Pijukatel commented 5 days ago

Minor fixes for issues found during investigation: https://github.com/apify/crawlee-python/pull/692 Proposal for different variable to be shown to user will be in separate PR.

vdusek commented 5 days ago

Thanks @Pijukatel for the detailed report! First, could you please within the PR update the Snapshotter class docstring as well? I would say you can go a little bit deeper, and describe how exactly are metrics computed. So that next time, we have a other source than just studying the source code.

(I will comment the rest later.)

Pijukatel commented 5 days ago

Logged variables are tightly connected to the desired concurrency controller in autoscale pool. Showing values that are understandable to the user, but not really used in the controller could cause misinterpretation of the logs as well. Since current "hard to understand" values are directly used in the controller I would not recommend changing the logging unless we change the controller as well and that seems out of scope of this task from my point of view.

vdusek commented 5 days ago

Printed mem is not memory usage ratio. It is the time weighted ratio of samples when memory usage was higher than some defined threshold (0.9 I think). That makes it very hard to interpret by bare eye as it does not make much sense to human understanding

Yeah, back then I implemented this in the same way as it was in the TS implementation.
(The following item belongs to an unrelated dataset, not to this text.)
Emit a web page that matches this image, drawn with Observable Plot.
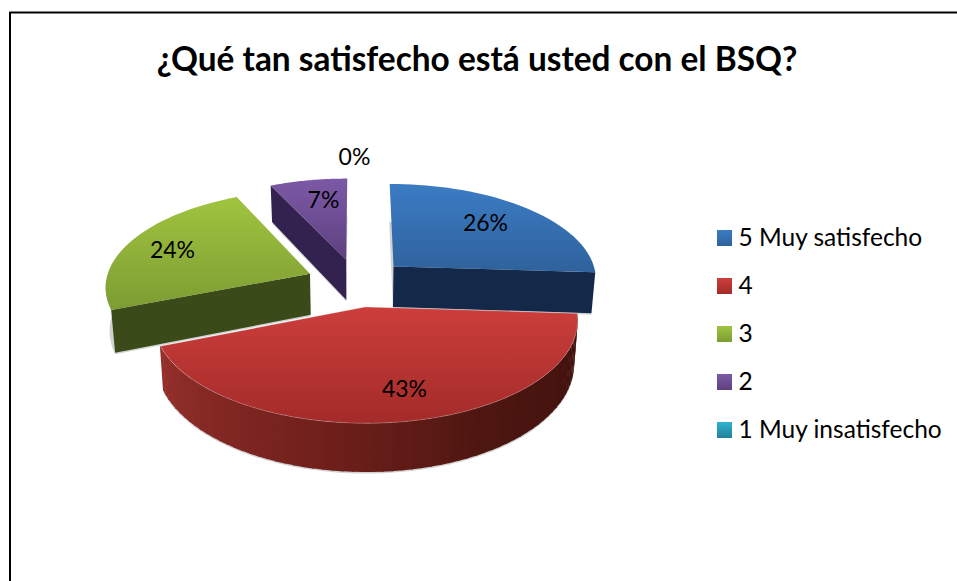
<!DOCTYPE html>
<html><head><meta charset="utf-8">
<script src="https://cdn.jsdelivr.net/npm/d3@7"></script>
<script src="https://cdn.jsdelivr.net/npm/@observablehq/plot@0.6"></script>
<style>html,body{margin:0;padding:0;background:#fff}svg{display:block}</style>
</head><body>
<script>
const title = "¿Qué tan satisfecho está usted con el BSQ?";
const categories = ["5 Muy satisfecho","4","3","2","1 Muy insatisfecho"];
const percents = [26,43,24,7,0];
const topColors = [["#3b7cc4","#2f629c"],["#cc3e3b","#a32b29"],["#a0c43f","#7d9c33"],["#7c59a6","#5e4180"],["#2fb3d4","#23809a"]];
const sideColors = ["#14294a","#5a1a16","#3a4a18","#33224f","#0f4a5a"];

// Projection of the exploded pie
const C={x:356.5,y:282}, R=204.5, K=96, P=0.12, E=0.25, H=41.5, S=0.984;
const total=d3.sum(percents);
function proj(X,Y,low){
  const d=1-P*Y; let x=C.x+R*X/d, y=C.y+K*Y/d;
  if(low){x=C.x+(x-C.x)*S; y+=H/d;}
  return {x,y};
}
let acc=0;
const slices=percents.map((v,i)=>{const a0=acc/total*2*Math.PI;acc+=v;const a1=acc/total*2*Math.PI;
  const m=(a0+a1)/2;return {i,a0,a1,m,ox:E*Math.sin(m),oy:-E*Math.cos(m)};});
const pt=(s,r,a,low)=>proj(s.ox+r*Math.sin(a),s.oy-r*Math.cos(a),low);
const arc=(s,a0,a1,low)=>d3.range(0,41).map(k=>pt(s,1,a0+(a1-a0)*k/40,low));
const topFace=(s,low)=>[pt(s,0,0,low),...arc(s,s.a0,s.a1,low),pt(s,0,0,low)];
const cutFace=(s,a)=>[pt(s,0,0),pt(s,1,a),pt(s,1,a,true),pt(s,0,0,true),pt(s,0,0)];

const cols=i=>`url(#top${i})`;
const poly=(data,fill,extra={})=>Plot.line(data,{x:"x",y:"y",fill,stroke:"none",curve:"linear",...extra});
const marks=[];
const defs=()=>{
  const ns="http://www.w3.org/2000/svg";
  const d=document.createElementNS(ns,"defs");
  topColors.forEach((c,i)=>{
    const g=document.createElementNS(ns,"linearGradient");
    g.setAttribute("id","top"+i);g.setAttribute("x1","0");g.setAttribute("y1","0");g.setAttribute("x2","0");g.setAttribute("y2","1");
    c.forEach((col,j)=>{const st=document.createElementNS(ns,"stop");st.setAttribute("offset",j);st.setAttribute("stop-color",col);g.appendChild(st);});
    d.appendChild(g);
  });
  return d;
};
marks.push(defs);
// frame
marks.push(Plot.line([{x:9.5,y:581},{x:9.5,y:12},{x:957,y:12}],{x:"x",y:"y",stroke:"#000",strokeWidth:2}));
const [blue,red,green,purple]=slices;
// soft shadows under each slice
[blue,red,green,purple].forEach(s=>marks.push(poly(topFace(s,true),"#000",{fillOpacity:0.18,dy:1.5,style:{filter:"blur(2px)"}})));
// purple
marks.push(poly(cutFace(purple,purple.a0),sideColors[3]));
marks.push(poly(topFace(purple),cols(3)));
// green
marks.push(poly(cutFace(green,green.a0),sideColors[2]));
marks.push(poly(topFace(green),cols(2)));
// blue
marks.push(poly(cutFace(blue,blue.a1),sideColors[0]));
marks.push(poly(topFace(blue),cols(0)));
// red wall: stepped bands
const nb=64;
const wallColor=d3.scaleLinear().domain([0,.35,.6,1]).range(["#3f110d","#4d1611","#6e1f1a","#96302c"]);
d3.range(nb).forEach(k=>{
  const a=red.a0+(red.a1-red.a0)*k/nb,b=red.a0+(red.a1-red.a0)*(k+1.2)/nb;
  marks.push(poly([pt(red,1,a),pt(red,1,b),pt(red,1,b,true),pt(red,1,a,true)],wallColor(k/nb)));
});
marks.push(poly(topFace(red),cols(1),{stroke:"#e8e8e8",strokeOpacity:0.35,strokeWidth:0.7}));

// labels
const labelPos=[{x:485,y:223},{x:404,y:389},{x:172,y:250},{x:323,y:200},{x:354,y:157}];
const labels=percents.map((v,i)=>({t:v+"%",...labelPos[i]}));
marks.push(Plot.text(labels,{x:"x",y:"y",text:"t",fontSize:23,fill:"#000",fontFamily:"Lato, Carlito, sans-serif"}));
// legend
const legY=[238,286,334,382,430];
const legend=categories.map((c,i)=>({c,i,y:legY[i]}));
legend.forEach(d=>marks.push(Plot.rect([d],{x1:()=>717,x2:()=>732,y1:()=>d.y-8,y2:()=>d.y+8,fill:cols(d.i)})));
marks.push(Plot.text(legend,{x:()=>738,y:"y",text:"c",textAnchor:"start",fontSize:24.5,fill:"#000",fontFamily:"Lato, Carlito, sans-serif"}));
marks.push(Plot.text([title],{x:()=>476.5,y:()=>60,text:d=>d,fontSize:33.4,fontWeight:"bold",fill:"#000",fontFamily:"Lato, Carlito, sans-serif"}));

const chart=Plot.plot({width:957,height:581,margin:0,
  x:{domain:[0,957],range:[0,957],axis:null},
  y:{domain:[0,581],range:[0,581],axis:null},
  marks});
document.body.appendChild(chart);
</script>
</body></html>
Now that I think of it... it doesn't seem sane to use a summarization that can do e.g. [0.91,0.91,0.91,0.91,0.91,0.91] -> mem=1 as input for autoscaling. Or am I missing some detail? If not, maybe we should rethink this in both implementations.

I would be in favor of updating it to something more intuitive, assuming we are not overlooking anything. Couldn't we simply use a (time-weighted) average of the samples themselves, rather than a ratio of overloaded to non-overloaded samples? I believe AutoscaledPool can decide the scaling on this time-weighted average as well.

Logged variables are tightly connected to the desired concurrency controller in autoscale pool. Showing values that are understandable to the user, but not really used in the controller could cause misinterpretation of the logs as well. Since current "hard to understand" values are directly used in the controller I would not recommend changing the logging unless we change the controller as well and that seems out of scope of this task from my point of view.

Agreed; let's leave it as is for now. At least in the current state, we are printing the data used by the AutoscaledPool, even if they are not easily understandable. If we decide to improve this, let's do it gradually as a follow-up task.

janbuchar commented 5 days ago

Random thought - maybe we could just not log the number, or at least change the message from mem = 0.42 to something less... suggestive?

B4nan commented 4 days ago

cc @petrpatek since I believe he was initially implementing this in the JS version, maybe he remembers why its like that, but it's been a long time ago :]

edit: but based on git blame that must have been ages ago, I can only see Ondra refactoring all of that

Pijukatel commented 3 days ago

Closed by https://github.com/apify/crawlee-python/pull/692

B4nan commented 3 days ago

Next time add Closes #629 to the PR description so its linked and the issue gets closed automatically. That way the issue is also referenced in the changelog.

janbuchar commented 3 days ago

I'm not so sure about closing this one though - maybe we should make a follow up issue because the problem still exists (AFAIK)